Typically , in a PKI, there is a singme Certificate Authority (CA) or hierarchy of CA to issue certificates. However, several other elements can play this role too:
- Self-signed certificates : These are certificates self-signed by the Call Manager,TFTP and the Certificate Authority Proxy Function (CAPF)
- Certificates signed by the CAPF or external CA : These are issued as Locally Significant Certificates (LSC) to IP phones
- Certificates signed by the Cisco CA : Some IP phones models are shipped with manufacturing installed certificates (MIC)
All these certificates types are necessary to carry out functions such as authentication and encryption of voice signaling and media traffic, authentication of images and authentication of configurations files.
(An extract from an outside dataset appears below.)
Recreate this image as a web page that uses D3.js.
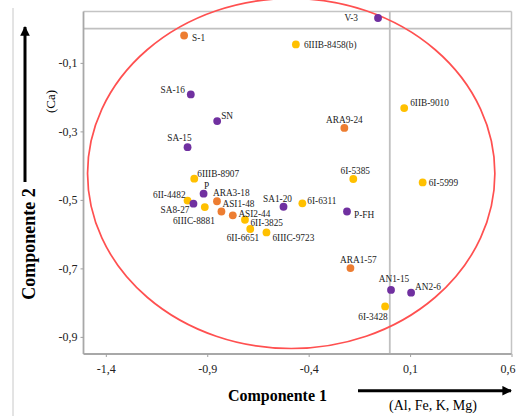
<!DOCTYPE html>
<html><head><meta charset="utf-8">
<script src="https://cdn.jsdelivr.net/npm/d3@7"></script>
<style>body{margin:0;background:#fff}svg{display:block}text{font-family:"Liberation Serif","Times New Roman",serif}</style>
</head><body>
<svg id="c" width="517" height="416"></svg>
<script>
// ---- data ----
const names = ["V-3","S-1","6IIIB-8458(b)","SA-16","SN","6IIB-9010","ARA9-24","SA-15","6IIIB-8907","P","6II-4482","SA8-27","ARA3-18","6IIIC-8881","ASI1-48","ASI2-44","6II-3825","6II-6651","6IIIC-9723","SA1-20","6I-6311","6I-5385","P-FH","6I-5999","ARA1-57","AN1-15","AN2-6","6I-3428"];
const comp1 = [-0.058,-1.014,-0.463,-0.981,-0.851,0.071,-0.224,-0.997,-0.964,-0.918,-0.997,-0.968,-0.852,-0.912,-0.830,-0.774,-0.714,-0.688,-0.608,-0.524,-0.431,-0.180,-0.211,0.162,-0.194,0.006,0.105,-0.023];
const comp2 = [0.031,-0.020,-0.046,-0.192,-0.270,-0.232,-0.290,-0.346,-0.438,-0.482,-0.502,-0.511,-0.504,-0.521,-0.534,-0.545,-0.558,-0.585,-0.595,-0.520,-0.510,-0.439,-0.534,-0.449,-0.699,-0.763,-0.771,-0.811];
const groups = ["A","B","C","A","A","C","B","A","C","A","C","A","B","C","B","B","C","C","C","A","C","C","A","C","B","A","A","C"];
const xTicks = [-1.4,-0.9,-0.4,0.1,0.6];
const yTicks = [-0.1,-0.3,-0.5,-0.7,-0.9];
const ellipseCenter = [-0.486,-0.423];
const ellipseRadii = [1.004,0.511];

// ---- layout / style ----
const colors = {A:"#7030A0", B:"#ED7D31", C:"#FFC000"};
const labelLayout = {
 "V-3":[-20,3,"end"],"S-1":[8,6,"start"],"6IIIB-8458(b)":[8,3.5,"start"],"SA-16":[-6,-1,"end"],
 "SN":[4,-2.5,"start"],"6IIB-9010":[6,-2,"start"],"ARA9-24":[0,-5,"middle"],"SA-15":[4,-6,"end"],
 "6IIIB-8907":[3,-2,"start"],"P":[3,-5,"middle"],"6II-4482":[-2,-3,"end"],"SA8-27":[-4,9.5,"end"],
 "ARA3-18":[-4,-5,"start"],"6IIIC-8881":[10,16.7,"end"],"ASI1-48":[1,-5,"start"],"ASI2-44":[5.6,1.5,"start"],
 "6II-3825":[5.5,6,"start"],"6II-6651":[9,12,"end"],"6IIIC-9723":[6,8.5,"start"],"SA1-20":[-6,-5,"middle"],
 "6I-6311":[5,1,"start"],"6I-5385":[2,-5,"middle"],"P-FH":[7,6,"start"],"6I-5999":[6,3.5,"start"],
 "ARA1-57":[8,-5,"middle"],"AN1-15":[3,-8,"middle"],"AN2-6":[4,-3,"start"],"6I-3428":[2.6,13.5,"end"]
};
const L=83.5, R=511.5, T=11.5, B=354;

const svg = d3.select("#c");
const x = d3.scaleLinear().domain([-1.51,0.6]).range([L,R]);
const y = d3.scaleLinear().domain([-0.95,0.05]).range([B,T]);

// outer thin border line
svg.append("line").attr("x1",13).attr("x2",13).attr("y1",8).attr("y2",416).attr("stroke","#c8c8c8").attr("stroke-width",1);

// frame top/right
svg.append("line").attr("x1",L).attr("x2",R).attr("y1",T).attr("y2",T).attr("stroke","#c4c4c4").attr("stroke-width",1.5);
svg.append("line").attr("x1",R).attr("x2",R).attr("y1",T).attr("y2",B).attr("stroke","#c4c4c4").attr("stroke-width",1.5);
// zero lines
svg.append("line").attr("x1",L).attr("x2",R).attr("y1",y(0)).attr("y2",y(0)).attr("stroke","#c0c0c0").attr("stroke-width",1.8);
svg.append("line").attr("x1",x(0)).attr("x2",x(0)).attr("y1",T).attr("y2",B).attr("stroke","#c0c0c0").attr("stroke-width",1.8);

// axes
const fmt = d=>d3.format(".1f")(d).replace("−","-").replace(".",",");
const xAxis = svg.append("g").attr("transform",`translate(0,${B})`)
  .call(d3.axisBottom(x).tickValues(xTicks).tickSize(3).tickSizeOuter(0).tickPadding(7).tickFormat(fmt));
const yAxis = svg.append("g").attr("transform",`translate(${L},0)`)
  .call(d3.axisLeft(y).tickValues(yTicks).tickSize(3).tickSizeOuter(0).tickPadding(3).tickFormat(fmt));
[xAxis,yAxis].forEach(g=>{
  g.select(".domain").attr("stroke","#a8a8a8").attr("stroke-width",1.8);
  g.selectAll(".tick line").attr("stroke","#a0a0a0").attr("stroke-width",1);
  g.selectAll("text").attr("font-family","Liberation Serif, Times New Roman, serif").attr("font-size",12).attr("fill","#222");
});
xAxis.selectAll(".tick text").filter(d=>d===0.6).attr("dx",-4);
xAxis.select(".domain").attr("d",`M${L},0H${R}`);
yAxis.select(".domain").attr("d",`M0,${T}V${B}`);

// ellipse
svg.append("ellipse")
  .attr("cx",x(ellipseCenter[0])).attr("cy",y(ellipseCenter[1]))
  .attr("rx",x(ellipseCenter[0]+ellipseRadii[0])-x(ellipseCenter[0]))
  .attr("ry",y(ellipseCenter[1]-ellipseRadii[1])-y(ellipseCenter[1]))
  .attr("fill","none").attr("stroke","#FF5050").attr("stroke-width",1.7);

// points
const pts = names.map((n,i)=>({n, x:comp1[i], y:comp2[i], g:groups[i]}));
svg.append("g").selectAll("circle").data(pts).join("circle")
  .attr("cx",d=>x(d.x)).attr("cy",d=>y(d.y)).attr("r",3.9).attr("fill",d=>colors[d.g]);
svg.append("g").selectAll("text").data(pts).join("text")
  .attr("x",d=>x(d.x)+labelLayout[d.n][0]).attr("y",d=>y(d.y)+labelLayout[d.n][1])
  .attr("text-anchor",d=>labelLayout[d.n][2]).attr("font-size",9.3).attr("fill","#222").text(d=>d.n);

// axis titles & arrows
svg.append("defs").append("marker").attr("id","ah").attr("viewBox","0 0 10 10").attr("refX",9).attr("refY",5)
  .attr("markerWidth",3.2).attr("markerHeight",3.2).attr("orient","auto")
  .append("path").attr("d","M0,0L10,5L0,10Z").attr("fill","#000");
svg.append("line").attr("x1",358).attr("x2",511).attr("y1",390.7).attr("y2",390.7).attr("stroke","#000").attr("stroke-width",3).attr("marker-end","url(#ah)");
svg.append("line").attr("x1",25).attr("x2",25).attr("y1",182).attr("y2",27).attr("stroke","#000").attr("stroke-width",3).attr("marker-end","url(#ah)");

svg.append("text").attr("x",277.5).attr("y",401).attr("text-anchor","middle").attr("font-size",16).attr("font-weight","bold").text("Componente 1");
svg.append("text").attr("x",433).attr("y",410).attr("text-anchor","middle").attr("font-size",14).text("(Al, Fe, K, Mg)");
svg.append("text").attr("transform","translate(35,244) rotate(-90)").attr("text-anchor","middle").attr("font-size",18).attr("font-weight","bold").text("Componente 2");
svg.append("text").attr("transform","translate(54.5,101.5) rotate(-90)").attr("text-anchor","middle").attr("font-size",13).text("(Ca)");
</script>
</body></html>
To facilitate the distribution of the certificates to IP Phones, you can create a Cisco Trust List (CTL) which is created by a plugin that you install on a Windows server or a desktop. This CTL client will collapse all informations of trusted certificates entities to be issue in a file.This file will be signed by the Cisco Site Administrator Security Token (SAST). Then once the phone will initiate their boot-up sequence , they will be able to use this CTL list from the TFTP to validate server certificates and security tokens. This will also enabled secure communications and file authentications. Here are what you can find as elements in your CTL file:
- Call Manager or TFTP
- Co-resident Call Manager and TFTP
- Alternate TFTP server
So the informations that you will find for these entries will be
- Server function
- IP Address
As we have already mentioned it , don’t forget that new IP Phones models come with an existing certificates , it is installed at the factory , this is called MIC. So even if these certificates are good, it is recommended to replace them by LSC so that you ensure a global solution for all your phones and not a mixed solution. LSC can be issued by the CAPF or an external CA with a transiting CAPF as it will act as a proxy when phones enroll.